StandardError: An error has occurred, this and all later migrations canceled:
Expected batched background migration for the given configuration to be marked as 'finished', but it is 'active': {:job_class_name=>"ProjectNamespaces::BackfillProjectNamespaces", :table_name=>:projects, :column_name=>:id, :job_arguments=>[nil, "up"]}
Finalize it manualy by running
sudo gitlab-rake gitlab:background_migrations:finalize[ProjectNamespaces::BackfillProjectNamespaces,projects,id,'[null\,"up"]']
For more information, check the documentation
https://docs.gitlab.com/ee/user/admin_area/monitoring/background_migrations.html#database-migrations-failing-because-of-batched-background-migration-not-finished
/opt/gitlab/embedded/service/gitlab-rails/lib/gitlab/database/migration_helpers.rb:960:in `ensure_batched_background_migration_is_finished'
/opt/gitlab/embedded/service/gitlab-rails/db/post_migrate/20220322071127_finalize_project_namespaces_backfill.rb:10:in `up'
/opt/gitlab/embedded/service/gitlab-rails/lib/gitlab/database/load_balancing/connection_proxy.rb:119:in `block in write_using_load_balancer'
/opt/gitlab/embedded/service/gitlab-rails/lib/gitlab/database/load_balancing/load_balancer.rb:112:in `block in read_write'
/opt/gitlab/embedded/service/gitlab-rails/lib/gitlab/database/load_balancing/load_balancer.rb:172:in `retry_with_backoff'
/opt/gitlab/embedded/service/gitlab-rails/lib/gitlab/database/load_balancing/load_balancer.rb:110:in `read_write'
/opt/gitlab/embedded/service/gitlab-rails/lib/gitlab/database/load_balancing/connection_proxy.rb:118:in `write_using_load_balancer'
/opt/gitlab/embedded/service/gitlab-rails/lib/gitlab/database/load_balancing/connection_proxy.rb:70:in `transaction'
/opt/gitlab/embedded/service/gitlab-rails/lib/gitlab/database.rb:305:in `block in transaction'
/opt/gitlab/embedded/service/gitlab-rails/lib/gitlab/database.rb:304:in `transaction'
/opt/gitlab/embedded/service/gitlab-rails/lib/gitlab/database/migrations/lock_retry_mixin.rb:36:in `ddl_transaction'
/opt/gitlab/embedded/service/gitlab-rails/lib/tasks/gitlab/db.rake:115:in `configure_database'
/opt/gitlab/embedded/service/gitlab-rails/lib/tasks/gitlab/db.rake:95:in `block (3 levels) in <top (required)>'
/opt/gitlab/embedded/bin/bundle:23:in `load'
/opt/gitlab/embedded/bin/bundle:23:in `<main>'
Caused by:
Expected batched background migration for the given configuration to be marked as 'finished', but it is 'active': {:job_class_name=>"ProjectNamespaces::BackfillProjectNamespaces", :table_name=>:projects, :column_name=>:id, :job_arguments=>[nil, "up"]}
Finalize it manualy by running
sudo gitlab-rake gitlab:background_migrations:finalize[ProjectNamespaces::BackfillProjectNamespaces,projects,id,'[null\,"up"]']

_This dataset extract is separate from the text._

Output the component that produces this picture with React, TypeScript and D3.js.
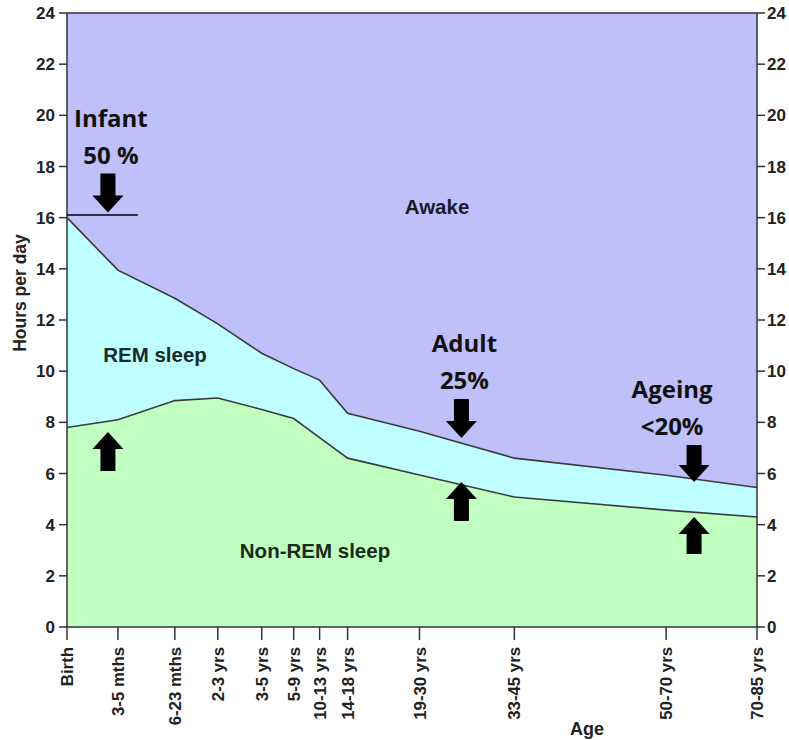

For more information, check the documentation
https://docs.gitlab.com/ee/user/admin_area/monitoring/background_migrations.html#database-migrations-failing-because-of-batched-background-migration-not-finished
/opt/gitlab/embedded/service/gitlab-rails/lib/gitlab/database/migration_helpers.rb:960:in `ensure_batched_background_migration_is_finished'
/opt/gitlab/embedded/service/gitlab-rails/db/post_migrate/20220322071127_finalize_project_namespaces_backfill.rb:10:in `up'
/opt/gitlab/embedded/service/gitlab-rails/lib/gitlab/database/load_balancing/connection_proxy.rb:119:in `block in write_using_load_balancer'
/opt/gitlab/embedded/service/gitlab-rails/lib/gitlab/database/load_balancing/load_balancer.rb:112:in `block in read_write'
/opt/gitlab/embedded/service/gitlab-rails/lib/gitlab/database/load_balancing/load_balancer.rb:172:in `retry_with_backoff'
/opt/gitlab/embedded/service/gitlab-rails/lib/gitlab/database/load_balancing/load_balancer.rb:110:in `read_write'
/opt/gitlab/embedded/service/gitlab-rails/lib/gitlab/database/load_balancing/connection_proxy.rb:118:in `write_using_load_balancer'
/opt/gitlab/embedded/service/gitlab-rails/lib/gitlab/database/load_balancing/connection_proxy.rb:70:in `transaction'
/opt/gitlab/embedded/service/gitlab-rails/lib/gitlab/database.rb:305:in `block in transaction'
/opt/gitlab/embedded/service/gitlab-rails/lib/gitlab/database.rb:304:in `transaction'
/opt/gitlab/embedded/service/gitlab-rails/lib/gitlab/database/migrations/lock_retry_mixin.rb:36:in `ddl_transaction'
/opt/gitlab/embedded/service/gitlab-rails/lib/tasks/gitlab/db.rake:115:in `configure_database'
/opt/gitlab/embedded/service/gitlab-rails/lib/tasks/gitlab/db.rake:95:in `block (3 levels) in <top (required)>'
/opt/gitlab/embedded/bin/bundle:23:in `load'
/opt/gitlab/embedded/bin/bundle:23:in `<main>'
Tasks: TOP => db:migrate
(See full trace by running task with --trace)
Flow Example:
14.4
-> customer is here
14.5
-> batched background migration A
14.7
-> ensure_batched_background_migration_is_finished
migration
14.8
-> customers wants to jump to this version
In the example above, the user wants to jump from 14.4
to 14.8
, but when the customer runs the upgrade, he gets the error Expected batched background migration for the given configuration to be marked as 'finished'
. This happens because the user can only jump to version 14.8
when the batched background migration A is finished.
Real cases:
- omnibus-gitlab#6795 (closed)
- !83918 (comment 912501902)
- https://gitlab.slack.com/archives/CNZ8E900G/p1650883372129689
Solution:
We add a new helper method, or we change the ensure_batched_background_migration_is_finished
method to execute the batched background migration inline if the status is not finished.
We also need to make sure that the user receives feedback about the progress of the batched background migration. If the upgrade is canceled due to a timeout, the user needs to receive proper feedback about the next steps.